**WHAT THIS TASK INVOLVES:**
Reproduce exactly only the lines from the line that holds "Generate a LaTeX" to the line that holds "(0,96) -- (195,98);", inclusive, in the listing below, and please leave out every picture.

Data entries

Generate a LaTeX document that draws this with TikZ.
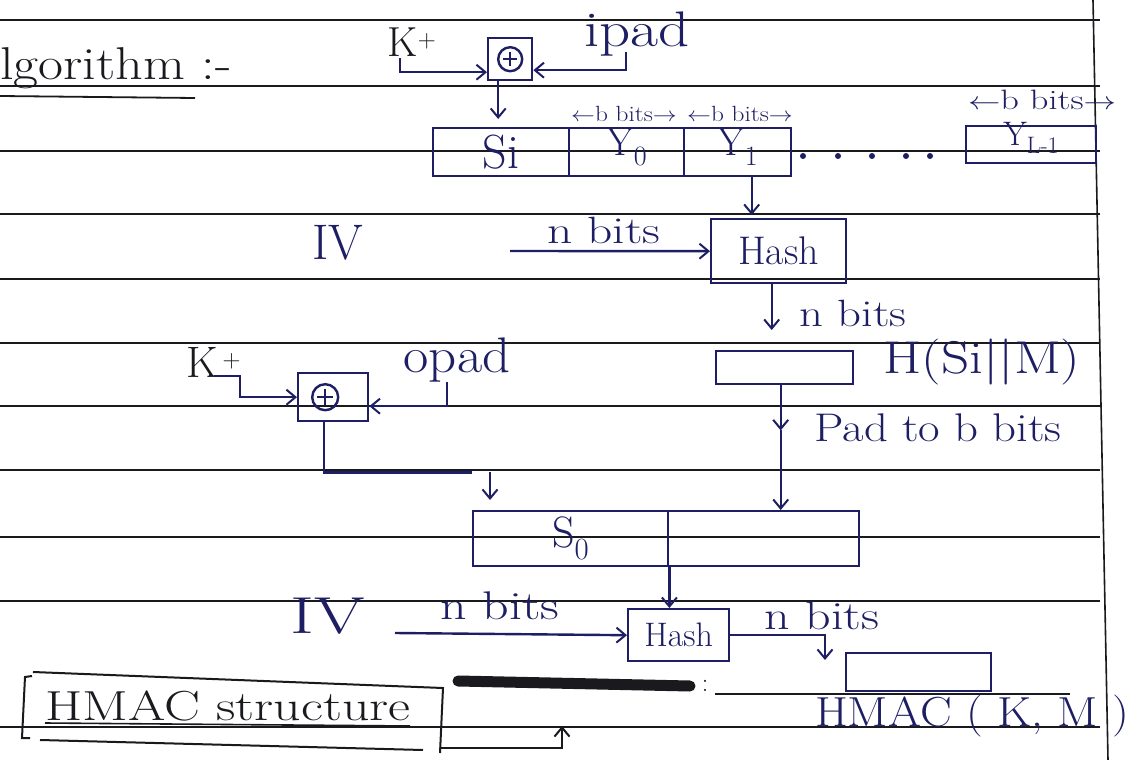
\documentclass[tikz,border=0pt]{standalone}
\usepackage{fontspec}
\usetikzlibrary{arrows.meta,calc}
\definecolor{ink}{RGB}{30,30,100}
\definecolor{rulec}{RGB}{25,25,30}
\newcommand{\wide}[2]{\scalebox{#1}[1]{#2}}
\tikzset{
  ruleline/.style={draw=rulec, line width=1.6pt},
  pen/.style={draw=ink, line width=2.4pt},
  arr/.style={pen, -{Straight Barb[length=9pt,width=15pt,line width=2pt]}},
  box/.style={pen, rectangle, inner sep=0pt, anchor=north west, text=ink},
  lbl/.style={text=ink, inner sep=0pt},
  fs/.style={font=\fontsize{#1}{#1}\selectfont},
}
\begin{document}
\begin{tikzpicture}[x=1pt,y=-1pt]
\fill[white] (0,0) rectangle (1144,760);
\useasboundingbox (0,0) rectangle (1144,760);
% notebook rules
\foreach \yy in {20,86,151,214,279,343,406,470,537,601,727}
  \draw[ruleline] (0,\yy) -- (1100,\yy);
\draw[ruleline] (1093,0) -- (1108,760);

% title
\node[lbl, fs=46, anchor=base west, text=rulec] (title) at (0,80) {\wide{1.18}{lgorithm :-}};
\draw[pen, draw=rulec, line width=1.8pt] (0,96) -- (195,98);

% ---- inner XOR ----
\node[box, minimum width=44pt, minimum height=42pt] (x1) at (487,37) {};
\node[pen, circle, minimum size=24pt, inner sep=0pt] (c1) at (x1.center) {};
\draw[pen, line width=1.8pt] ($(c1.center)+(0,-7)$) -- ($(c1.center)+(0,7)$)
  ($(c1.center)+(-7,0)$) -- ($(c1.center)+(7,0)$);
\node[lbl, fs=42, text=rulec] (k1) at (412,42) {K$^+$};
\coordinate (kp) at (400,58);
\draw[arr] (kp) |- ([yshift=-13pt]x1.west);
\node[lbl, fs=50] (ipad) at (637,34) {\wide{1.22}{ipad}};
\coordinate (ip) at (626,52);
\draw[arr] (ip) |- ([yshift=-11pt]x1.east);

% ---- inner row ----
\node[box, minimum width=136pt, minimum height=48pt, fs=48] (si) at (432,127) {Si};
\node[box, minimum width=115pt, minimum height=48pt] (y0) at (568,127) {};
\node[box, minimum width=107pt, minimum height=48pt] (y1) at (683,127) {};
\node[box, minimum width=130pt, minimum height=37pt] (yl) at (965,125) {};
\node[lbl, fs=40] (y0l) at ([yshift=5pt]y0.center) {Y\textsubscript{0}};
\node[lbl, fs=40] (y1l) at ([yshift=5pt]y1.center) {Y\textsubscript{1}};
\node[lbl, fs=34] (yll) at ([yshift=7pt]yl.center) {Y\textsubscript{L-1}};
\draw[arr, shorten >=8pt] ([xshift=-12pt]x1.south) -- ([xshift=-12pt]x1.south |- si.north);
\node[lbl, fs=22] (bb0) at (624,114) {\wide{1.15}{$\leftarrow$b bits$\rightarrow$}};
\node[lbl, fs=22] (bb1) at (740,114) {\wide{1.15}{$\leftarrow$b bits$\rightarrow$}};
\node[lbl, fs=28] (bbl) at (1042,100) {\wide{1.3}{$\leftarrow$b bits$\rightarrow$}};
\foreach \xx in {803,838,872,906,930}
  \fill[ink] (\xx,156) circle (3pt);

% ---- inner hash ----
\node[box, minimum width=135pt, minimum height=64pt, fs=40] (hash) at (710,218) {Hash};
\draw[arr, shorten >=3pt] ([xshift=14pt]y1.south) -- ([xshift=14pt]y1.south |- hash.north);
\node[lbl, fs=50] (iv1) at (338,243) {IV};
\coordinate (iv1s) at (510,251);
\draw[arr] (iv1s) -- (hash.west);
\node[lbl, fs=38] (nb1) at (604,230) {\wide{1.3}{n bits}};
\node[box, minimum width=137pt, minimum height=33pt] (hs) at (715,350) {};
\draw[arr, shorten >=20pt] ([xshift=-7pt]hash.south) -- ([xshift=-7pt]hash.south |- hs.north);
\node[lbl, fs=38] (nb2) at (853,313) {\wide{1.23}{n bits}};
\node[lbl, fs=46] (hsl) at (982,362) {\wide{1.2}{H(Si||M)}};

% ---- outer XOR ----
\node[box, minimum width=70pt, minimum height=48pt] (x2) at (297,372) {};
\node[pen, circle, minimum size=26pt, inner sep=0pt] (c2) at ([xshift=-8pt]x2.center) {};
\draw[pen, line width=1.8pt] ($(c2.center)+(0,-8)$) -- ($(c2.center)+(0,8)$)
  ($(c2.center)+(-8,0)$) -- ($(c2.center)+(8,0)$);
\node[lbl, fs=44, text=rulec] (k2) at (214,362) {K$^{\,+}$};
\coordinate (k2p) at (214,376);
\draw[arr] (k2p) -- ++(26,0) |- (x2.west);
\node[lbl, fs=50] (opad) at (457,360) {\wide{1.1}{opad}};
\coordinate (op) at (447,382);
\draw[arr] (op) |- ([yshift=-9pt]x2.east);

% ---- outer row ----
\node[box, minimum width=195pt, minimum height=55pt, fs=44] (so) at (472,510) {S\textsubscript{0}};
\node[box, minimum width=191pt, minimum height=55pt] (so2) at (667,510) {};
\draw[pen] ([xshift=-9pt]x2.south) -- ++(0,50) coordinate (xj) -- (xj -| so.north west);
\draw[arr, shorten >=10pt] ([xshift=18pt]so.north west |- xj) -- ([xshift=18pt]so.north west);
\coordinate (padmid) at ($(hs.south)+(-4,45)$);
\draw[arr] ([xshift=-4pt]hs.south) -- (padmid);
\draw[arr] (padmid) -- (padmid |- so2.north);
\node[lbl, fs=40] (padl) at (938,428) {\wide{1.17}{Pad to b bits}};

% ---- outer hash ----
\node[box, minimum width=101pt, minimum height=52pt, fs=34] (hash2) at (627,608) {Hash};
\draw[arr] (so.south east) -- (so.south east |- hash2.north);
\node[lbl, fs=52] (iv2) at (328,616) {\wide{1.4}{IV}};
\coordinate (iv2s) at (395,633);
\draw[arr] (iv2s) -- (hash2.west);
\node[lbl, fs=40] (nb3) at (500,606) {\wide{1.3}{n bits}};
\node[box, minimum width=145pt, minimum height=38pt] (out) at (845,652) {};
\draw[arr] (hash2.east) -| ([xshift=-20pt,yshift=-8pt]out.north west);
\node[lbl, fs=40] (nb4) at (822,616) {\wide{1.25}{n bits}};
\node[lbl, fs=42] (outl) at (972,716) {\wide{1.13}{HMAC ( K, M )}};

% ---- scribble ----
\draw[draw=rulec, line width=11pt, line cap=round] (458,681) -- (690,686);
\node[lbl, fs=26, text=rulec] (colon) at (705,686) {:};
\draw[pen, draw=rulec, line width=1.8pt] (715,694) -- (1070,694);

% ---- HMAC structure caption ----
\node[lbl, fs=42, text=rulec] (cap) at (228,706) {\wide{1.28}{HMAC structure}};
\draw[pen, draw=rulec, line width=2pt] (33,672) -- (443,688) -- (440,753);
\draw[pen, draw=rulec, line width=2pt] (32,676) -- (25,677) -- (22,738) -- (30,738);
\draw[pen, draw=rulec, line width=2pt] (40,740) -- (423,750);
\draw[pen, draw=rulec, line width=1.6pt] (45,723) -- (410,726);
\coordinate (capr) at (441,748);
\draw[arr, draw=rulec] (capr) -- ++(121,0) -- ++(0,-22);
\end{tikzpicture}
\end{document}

* * *

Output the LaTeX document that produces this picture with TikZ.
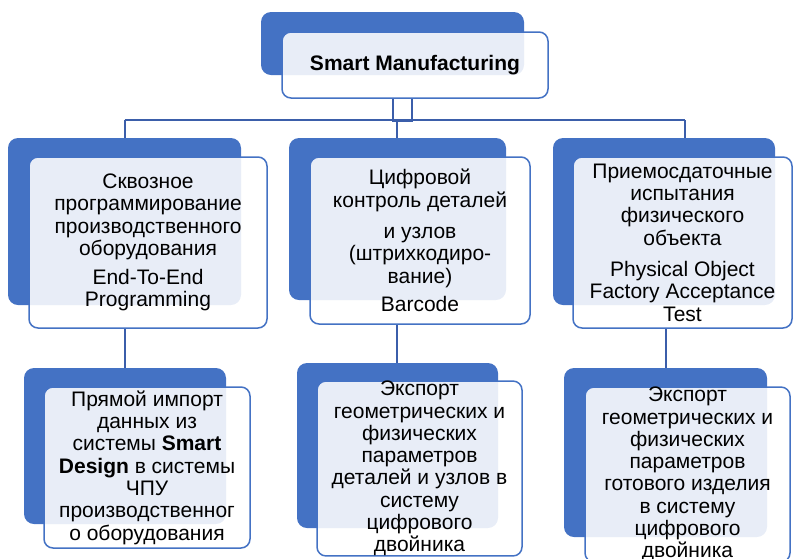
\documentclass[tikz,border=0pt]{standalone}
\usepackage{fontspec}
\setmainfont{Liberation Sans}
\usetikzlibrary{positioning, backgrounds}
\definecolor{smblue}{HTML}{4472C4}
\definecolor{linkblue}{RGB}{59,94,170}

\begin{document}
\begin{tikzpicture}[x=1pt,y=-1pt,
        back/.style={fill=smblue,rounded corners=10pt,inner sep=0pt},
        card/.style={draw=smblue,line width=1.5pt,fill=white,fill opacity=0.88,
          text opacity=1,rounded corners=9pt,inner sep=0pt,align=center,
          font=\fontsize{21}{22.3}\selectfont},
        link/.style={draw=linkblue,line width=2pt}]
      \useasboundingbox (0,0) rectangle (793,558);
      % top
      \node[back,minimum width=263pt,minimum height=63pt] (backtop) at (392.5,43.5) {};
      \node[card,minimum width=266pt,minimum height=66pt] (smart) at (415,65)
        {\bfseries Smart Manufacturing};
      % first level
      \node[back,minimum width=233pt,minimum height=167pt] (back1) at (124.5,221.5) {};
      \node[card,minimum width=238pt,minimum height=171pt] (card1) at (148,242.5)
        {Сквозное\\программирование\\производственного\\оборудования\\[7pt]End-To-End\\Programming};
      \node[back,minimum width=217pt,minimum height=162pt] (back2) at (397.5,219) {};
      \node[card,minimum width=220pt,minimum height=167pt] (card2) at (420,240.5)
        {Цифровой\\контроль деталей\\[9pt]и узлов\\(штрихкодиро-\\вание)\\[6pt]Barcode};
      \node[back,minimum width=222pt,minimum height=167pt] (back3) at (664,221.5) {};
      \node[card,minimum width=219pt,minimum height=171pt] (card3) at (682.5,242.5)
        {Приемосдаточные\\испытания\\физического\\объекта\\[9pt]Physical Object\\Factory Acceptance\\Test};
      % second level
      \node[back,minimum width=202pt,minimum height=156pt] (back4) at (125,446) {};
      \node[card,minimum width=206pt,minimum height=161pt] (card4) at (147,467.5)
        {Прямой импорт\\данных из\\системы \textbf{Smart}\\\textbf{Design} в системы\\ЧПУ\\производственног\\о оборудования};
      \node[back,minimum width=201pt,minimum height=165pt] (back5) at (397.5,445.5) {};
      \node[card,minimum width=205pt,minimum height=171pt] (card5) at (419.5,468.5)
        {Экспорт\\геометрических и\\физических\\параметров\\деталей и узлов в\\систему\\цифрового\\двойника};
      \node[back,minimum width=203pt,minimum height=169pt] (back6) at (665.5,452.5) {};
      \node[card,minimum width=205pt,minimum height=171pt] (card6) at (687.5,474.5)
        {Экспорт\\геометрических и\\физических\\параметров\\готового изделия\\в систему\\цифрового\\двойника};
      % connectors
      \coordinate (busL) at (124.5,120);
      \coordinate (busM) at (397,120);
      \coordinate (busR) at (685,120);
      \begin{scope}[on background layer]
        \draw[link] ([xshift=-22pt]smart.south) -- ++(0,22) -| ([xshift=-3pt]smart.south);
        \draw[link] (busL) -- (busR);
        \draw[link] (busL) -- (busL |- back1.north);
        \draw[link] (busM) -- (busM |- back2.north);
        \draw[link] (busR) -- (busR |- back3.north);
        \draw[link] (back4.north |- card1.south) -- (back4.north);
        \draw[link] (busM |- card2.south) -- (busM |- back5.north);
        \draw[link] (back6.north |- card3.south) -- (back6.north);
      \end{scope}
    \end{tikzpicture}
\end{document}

**OUTPUT BELOW:**
Generate a LaTeX document that draws this with TikZ.
\documentclass[tikz,border=0pt]{standalone}
\usepackage{fontspec}
\usetikzlibrary{arrows.meta,calc}
\definecolor{ink}{RGB}{30,30,100}
\definecolor{rulec}{RGB}{25,25,30}
\newcommand{\wide}[2]{\scalebox{#1}[1]{#2}}
\tikzset{
  ruleline/.style={draw=rulec, line width=1.6pt},
  pen/.style={draw=ink, line width=2.4pt},
  arr/.style={pen, -{Straight Barb[length=9pt,width=15pt,line width=2pt]}},
  box/.style={pen, rectangle, inner sep=0pt, anchor=north west, text=ink},
  lbl/.style={text=ink, inner sep=0pt},
  fs/.style={font=\fontsize{#1}{#1}\selectfont},
}
\begin{document}
\begin{tikzpicture}[x=1pt,y=-1pt]
\fill[white] (0,0) rectangle (1144,760);
\useasboundingbox (0,0) rectangle (1144,760);
% notebook rules
\foreach \yy in {20,86,151,214,279,343,406,470,537,601,727}
  \draw[ruleline] (0,\yy) -- (1100,\yy);
\draw[ruleline] (1093,0) -- (1108,760);

% title
\node[lbl, fs=46, anchor=base west, text=rulec] (title) at (0,80) {\wide{1.18}{lgorithm :-}};
\draw[pen, draw=rulec, line width=1.8pt] (0,96) -- (195,98);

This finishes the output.